As a teenager I was much addicted to reading the romantic novels of Georgette Heyer and in early adulthood I fell in love with Jane Austen’s works, so when I was in Bath last week it made perfect sense to make a beeline for the Assembly Rooms in the Upper Town.  The rooms were at the heart of fashionable Bath society in bygone centuries; Georgette Heyer’s heroines, Jane Austen (when she lived in Bath) and characters in her Bath novels (Northanger Abbey and Persuasion) visited the rooms to dance, listen to music, play cards or drink tea.



The elegant rooms are on view to the public but as they are empty except for a few pieces of furniture and the splendid chandeliers, it was difficult to imagine what they were like back in the day when, candles flickered after dark, young women were chaperoned in public places and Beau Nash ruled society in Bath.



Bath’s Fashion Museum is housed in the lower ground floor of the Assembly Rooms and when I visited there were two special exhibitions on, the first Dressing the Stars (until 29th August) which showcases the work of British costume designers who have won Academy awards and the second The Enduring Romance of the Wedding Dress (until the end of the year) in celebration of this year’s Royal Wedding.  While the exhibitions at the Fashion Museum in Bath may lack the lustre of the set pieces put on by major museums, I nonetheless spent a good two hours happily viewing them and the museum’s permanent collection.  The permanent collection has clothes and accessories dating from the 17th century to the present day. (The pictures above show costumes from The Duchess and the dresses worn by the actresses who played the young Princesses Elizabeth and Margaret in The King’s Speech)



The outfit I would most liked to have walked away in, came from the contemporary section of the permanent collection, it was a very wearable high-low mix of a vintage Chanel jacket worn with chinos and a white blouse from The Gap, accessorized with a Mulberry bag.



After my visit to the Assembly Rooms I strolled to the magnificent perfectly proportioned Royal Crescent where I stopped to have tea and homemade biscuits in the sunlit garden of the Royal Crescent hotel.

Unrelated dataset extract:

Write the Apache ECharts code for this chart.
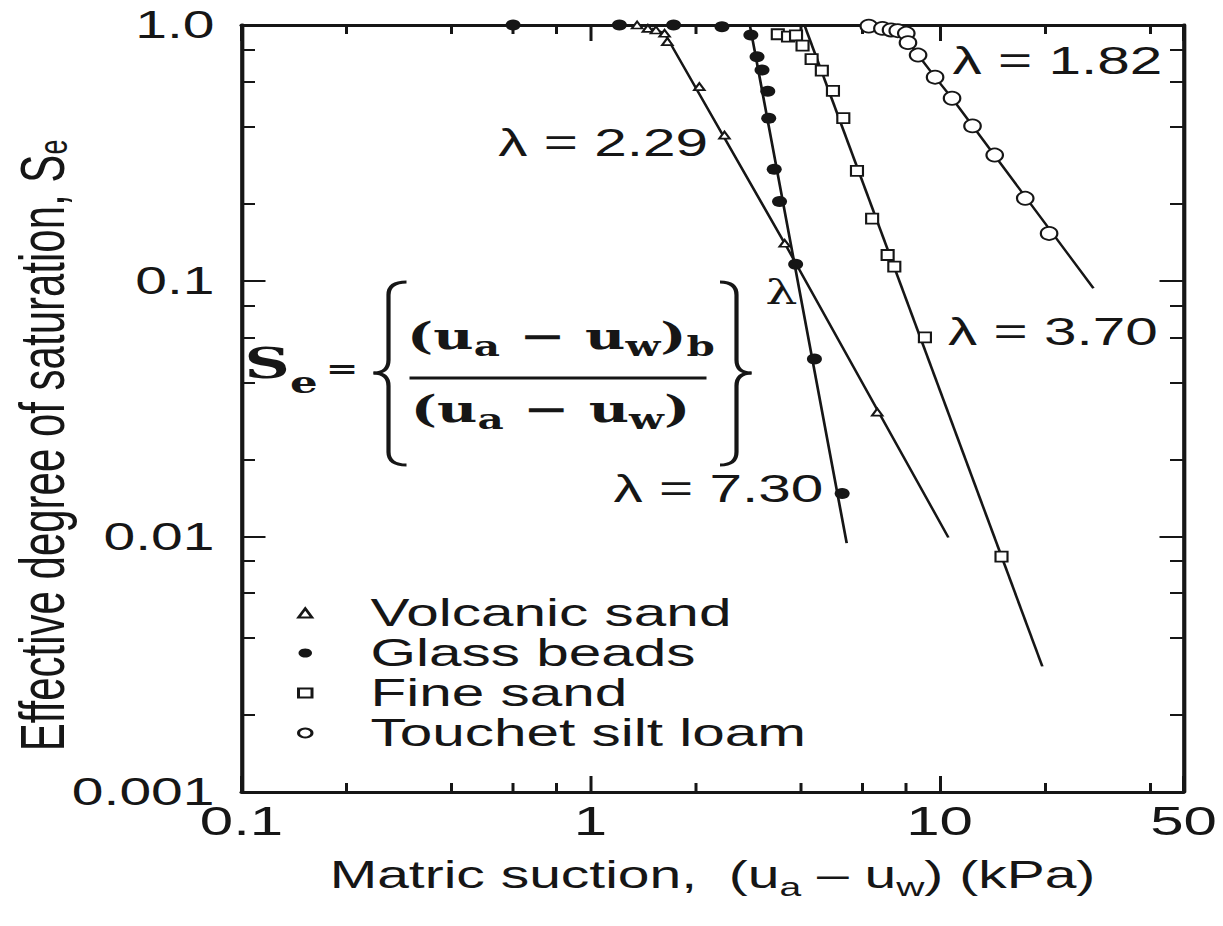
<!DOCTYPE html>
<html>
<head>
<meta charset="utf-8">
<title>Effective degree of saturation vs matric suction</title>
<script src="https://cdn.jsdelivr.net/npm/echarts@6.0.0/dist/echarts.min.js"></script>
<style>
  html, body { margin:0; padding:0; background:#ffffff; overflow:hidden; width:1223px; height:926px; }
  #chart { width:815.333px; height:926px; transform:scaleX(1.5); transform-origin:0 0; }
</style>
</head>
<body>
<div id="chart"></div>
<script>
// ---------------- data ----------------
const xLabelValues = [0.1, 1, 10, 50];
const yLabelValues = [0.001, 0.01, 0.1, 1];
const xMajorTicks = [0.1, 1, 10, 50];
const xMinorTicks = [0.2, 0.4, 0.6, 0.8, 2, 4, 6, 8, 20, 40];
const yMajorTicks = [0.001, 0.01, 0.1, 1];
const yMinorTicks = [0.002, 0.004, 0.006, 0.008, 0.02, 0.04, 0.06, 0.08, 0.2, 0.4, 0.6, 0.8];

const seriesNames = ['Volcanic sand', 'Glass beads', 'Fine sand', 'Touchet silt loam'];

// measured points [matric suction kPa, Se]
const volcanicPoints = [[1.36, 1.0], [1.46, 0.97], [1.54, 0.956], [1.63, 0.928], [1.66, 0.861],
  [2.05, 0.574], [2.42, 0.371], [3.6, 0.14], [6.63, 0.0306]];
const glassPoints = [[0.6, 1.0], [1.21, 1.0], [1.73, 1.0], [2.38, 0.985], [2.88, 0.914], [3.0, 0.751],
  [3.1, 0.667], [3.22, 0.551], [3.24, 0.432], [3.36, 0.273], [3.48, 0.204], [3.87, 0.116],
  [4.38, 0.0494], [5.26, 0.0147]];
const finePoints = [[3.44, 0.92], [3.68, 0.9], [3.88, 0.91], [4.05, 0.83], [4.3, 0.735], [4.6, 0.663],
  [4.95, 0.553], [5.3, 0.432], [5.8, 0.269], [6.41, 0.175], [7.1, 0.126], [7.42, 0.1135],
  [9.08, 0.06], [15.05, 0.00833]];
const touchetPoints = [[6.27, 0.99], [6.86, 0.97], [7.26, 0.956], [7.59, 0.95], [8.03, 0.928],
  [8.12, 0.853], [8.68, 0.763], [9.71, 0.625], [10.86, 0.517], [12.43, 0.403], [14.39, 0.31],
  [17.6, 0.21], [20.6, 0.153]];

// fitted lines (vertices)
const volcanicFit = [[1.5, 0.97], [1.63, 0.928], [3.6, 0.14], [10.6, 0.0099]];
const glassFit = [[2.86, 1.0], [2.95, 0.8], [5.42, 0.0094]];
const fineFit = [[4.1, 1.0], [19.7, 0.0031]];
const touchetFit = [[6.0, 1.0], [6.86, 0.97], [7.59, 0.95], [8.12, 0.86], [8.68, 0.763],
  [9.71, 0.625], [10.86, 0.517], [27.6, 0.0934]];

const lambdaTexts = ['λ = 2.29', 'λ = 1.82', 'λ = 3.70', 'λ = 7.30', 'λ'];
const xTitle = ['Matric suction,  (u', 'a', ' – u', 'w', ') (kPa)'];
const yTitle = ['Effective degree of saturation, S', 'e'];

// ---------------- chart ----------------
const INK = '#161616';
const SANS = '"Liberation Sans", Arial, Helvetica, sans-serif';
const SERIF = '"DejaVu Serif", "Liberation Serif", serif';

const chart = echarts.init(document.getElementById('chart'), null, { renderer: 'svg' });

function fmtX(v) { return String(+v.toPrecision(6)); }
function fmtY(v) { return Math.abs(v - 1) < 1e-9 ? '1.0' : String(+v.toPrecision(6)); }

function xAx(position, ticks, len, withLine, withLabel) {
  return {
    type: 'log', logBase: 10, min: 0.1, max: 50, position: position, gridIndex: 0,
    axisLine: { show: withLine, lineStyle: { color: INK, width: 2.8 } },
    axisTick: { show: true, inside: true, length: len, customValues: ticks, lineStyle: { color: INK, width: 2 } },
    axisLabel: { show: withLabel, customValues: xLabelValues, formatter: fmtX, fontSize: 40, fontFamily: SANS, color: INK, margin: 9 },
    splitLine: { show: false }, minorTick: { show: false }, minorSplitLine: { show: false },
    axisPointer: { show: false }
  };
}
function yAx(position, ticks, len, withLine, withLabel) {
  return {
    type: 'log', logBase: 10, min: 0.001, max: 1, position: position, gridIndex: 0,
    axisLine: { show: withLine, lineStyle: { color: INK, width: 2.8 } },
    axisTick: { show: true, inside: true, length: len, customValues: ticks, lineStyle: { color: INK, width: 2 } },
    axisLabel: { show: withLabel, customValues: yLabelValues, formatter: fmtY, fontSize: 38, fontFamily: SANS, color: INK, margin: 18 },
    splitLine: { show: false }, minorTick: { show: false }, minorSplitLine: { show: false },
    axisPointer: { show: false }
  };
}

const xAxes = [
  xAx('bottom', xMajorTicks, 16, true, true),
  xAx('bottom', xMinorTicks, 9, false, false),
  xAx('top', xMajorTicks, 16, true, false),
  xAx('top', xMinorTicks, 9, false, false)
];
Object.assign(xAxes[0], {
  name: '{m|' + xTitle[0] + '}{s|' + xTitle[1] + '}{m|' + xTitle[2] + '}{s|' + xTitle[3] + '}{m|' + xTitle[4] + '}',
  nameLocation: 'middle', nameGap: 62, nameMoveOverlap: false,
  nameTextStyle: {
    rich: {
      m: { fontFamily: SANS, fontSize: 38, color: INK, height: 42, lineHeight: 42, verticalAlign: 'top' },
      s: { fontFamily: SANS, fontSize: 26, color: INK, height: 66, lineHeight: 66, verticalAlign: 'bottom' }
    }
  }
});

const yAxes = [
  yAx('left', yMajorTicks, 16, true, true),
  yAx('left', yMinorTicks, 9, false, false),
  yAx('right', yMajorTicks, 16, true, false),
  yAx('right', yMinorTicks, 9, false, false)
];
Object.assign(yAxes[0], {
  name: '{m|' + yTitle[0] + '}{s|' + yTitle[1] + '}',
  nameLocation: 'middle', nameRotate: 90, nameGap: 98, nameMoveOverlap: false,
  nameTextStyle: {
    padding: [0, 74, 0, 0],
    rich: {
      m: { fontFamily: SANS, fontSize: 42, color: INK, height: 42, lineHeight: 42, verticalAlign: 'top' },
      s: { fontFamily: SANS, fontSize: 27, color: INK, height: 56, lineHeight: 56, verticalAlign: 'bottom' }
    }
  }
});

function fitLine(name, data) {
  return {
    name: name, type: 'line', data: data, xAxisIndex: 0, yAxisIndex: 0,
    symbol: 'none', silent: true, z: 2, clip: true,
    lineStyle: { color: INK, width: 1.8 }
  };
}
function pts(name, data, symbol, size, filled) {
  return {
    name: name, type: 'scatter', data: data, xAxisIndex: 0, yAxisIndex: 0,
    symbol: symbol, symbolSize: size, z: 4, clip: false,
    itemStyle: filled ? { color: INK, borderColor: INK, borderWidth: 0, opacity: 1 }
                      : { color: '#ffffff', borderColor: INK, borderWidth: 1.6, opacity: 1 }
  };
}

// curly brace drawn from bezier curves and lines
function braceParts(xEnd, xStem, xTip, yTop, yMid, yBot) {
  const st = { stroke: INK, lineWidth: 2.8, fill: null };
  const r = 13;
  return [
    { type: 'bezierCurve', z: 10, silent: true, shape: { x1: xEnd, y1: yTop, cpx1: xStem, cpy1: yTop, x2: xStem, y2: yTop + r }, style: st },
    { type: 'line', z: 10, silent: true, shape: { x1: xStem, y1: yTop + r, x2: xStem, y2: yMid - r }, style: st },
    { type: 'bezierCurve', z: 10, silent: true, shape: { x1: xStem, y1: yMid - r, cpx1: xStem, cpy1: yMid, x2: xTip, y2: yMid }, style: st },
    { type: 'bezierCurve', z: 10, silent: true, shape: { x1: xTip, y1: yMid, cpx1: xStem, cpy1: yMid, x2: xStem, y2: yMid + r }, style: st },
    { type: 'line', z: 10, silent: true, shape: { x1: xStem, y1: yMid + r, x2: xStem, y2: yBot - r }, style: st },
    { type: 'bezierCurve', z: 10, silent: true, shape: { x1: xStem, y1: yBot - r, cpx1: xStem, cpy1: yBot, x2: xEnd, y2: yBot }, style: st }
  ];
}

const eqRich = {
  p: { fontFamily: SERIF, fontWeight: 'bold', fontSize: 37, fill: INK, height: 40, lineHeight: 40, verticalAlign: 'top' },
  s: { fontFamily: SERIF, fontWeight: 'bold', fontSize: 27, fill: INK, height: 62, lineHeight: 62, verticalAlign: 'bottom' }
};
const seRich = {
  S: { fontFamily: SERIF, fontWeight: 'bold', fontSize: 42, fill: INK, height: 42, lineHeight: 42, verticalAlign: 'top' },
  e: { fontFamily: SERIF, fontWeight: 'bold', fontSize: 29, fill: INK, height: 82, lineHeight: 82, verticalAlign: 'bottom' }
};

function lambdaText(txt, x, y, align) {
  return { type: 'text', x: x, y: y, z: 10, silent: true,
    style: { text: txt, fontFamily: SANS, fontSize: 39, fill: INK, align: align, verticalAlign: 'middle' } };
}

const graphics = [
  lambdaText(lambdaTexts[0], 472, 143, 'right'),
  lambdaText(lambdaTexts[1], 635, 61, 'left'),
  lambdaText(lambdaTexts[2], 632, 332, 'left'),
  lambdaText(lambdaTexts[3], 409, 489, 'left'),
  { type: 'text', x: 521, y: 292, z: 10, silent: true,
    style: { text: lambdaTexts[4], fontFamily: SERIF, fontSize: 34, fill: INK, align: 'center', verticalAlign: 'middle' } },
  { type: 'text', x: 163, y: 342, z: 10, silent: true,
    style: { text: '{S|S}{e|e}', rich: seRich, align: 'left', verticalAlign: 'top' } },
  { type: 'text', x: 228, y: 369, z: 10, silent: true,
    style: { text: '=', fontFamily: SERIF, fontWeight: 'bold', fontSize: 26, fill: INK, align: 'center', verticalAlign: 'middle' } },
  { type: 'text', x: 374, y: 316, z: 10, silent: true,
    style: { text: '{p|(u}{s|a}{p| − u}{s|w}{p|)}{s|b}', rich: eqRich, align: 'center', verticalAlign: 'top' } },
  { type: 'line', z: 10, silent: true, shape: { x1: 273, y1: 378, x2: 471, y2: 378 },
    style: { stroke: INK, lineWidth: 3 } },
  { type: 'text', x: 367, y: 389, z: 10, silent: true,
    style: { text: '{p|(u}{s|a}{p| − u}{s|w}{p|)}', rich: eqRich, align: 'center', verticalAlign: 'top' } }
].concat(braceParts(271, 259, 249, 282, 373, 465), braceParts(480, 491, 501, 282, 373, 465));

const option = {
  backgroundColor: '#ffffff',
  animation: false,
  grid: { left: 161, right: 26, top: 25, bottom: 134, containLabel: false, outerBoundsMode: 'none' },
  xAxis: xAxes,
  yAxis: yAxes,
  legend: {
    data: seriesNames,
    orient: 'vertical', left: 198, top: 593, padding: 0,
    itemWidth: 9, itemHeight: 9, itemGap: 0,
    selectedMode: false,
    textStyle: { fontFamily: SANS, fontSize: 39, color: INK, lineHeight: 40, height: 40, padding: [0, 0, 0, 34] }
  },
  series: [
    fitLine('Volcanic sand fit', volcanicFit),
    fitLine('Glass beads fit', glassFit),
    fitLine('Fine sand fit', fineFit),
    fitLine('Touchet silt loam fit', touchetFit),
    pts(seriesNames[0], volcanicPoints, 'triangle', [7, 7], false),
    pts(seriesNames[1], glassPoints, 'circle', [10, 11], true),
    pts(seriesNames[2], finePoints, 'rect', [8, 10], false),
    pts(seriesNames[3], touchetPoints, 'circle', [11, 13], false)
  ],
  graphic: graphics
};

chart.setOption(option);
</script>
</body>
</html>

I am sad as I write this, as the television is on in the background and I am listening to news and discussion about the violence, rioting and looting in parts of England over the last three days. It’s very difficult to take in, in total contrast to the serene England I saw a week ago and a shocking reminder of the lurking darkness that can cast gloomy shadows around the heart of any civilized society.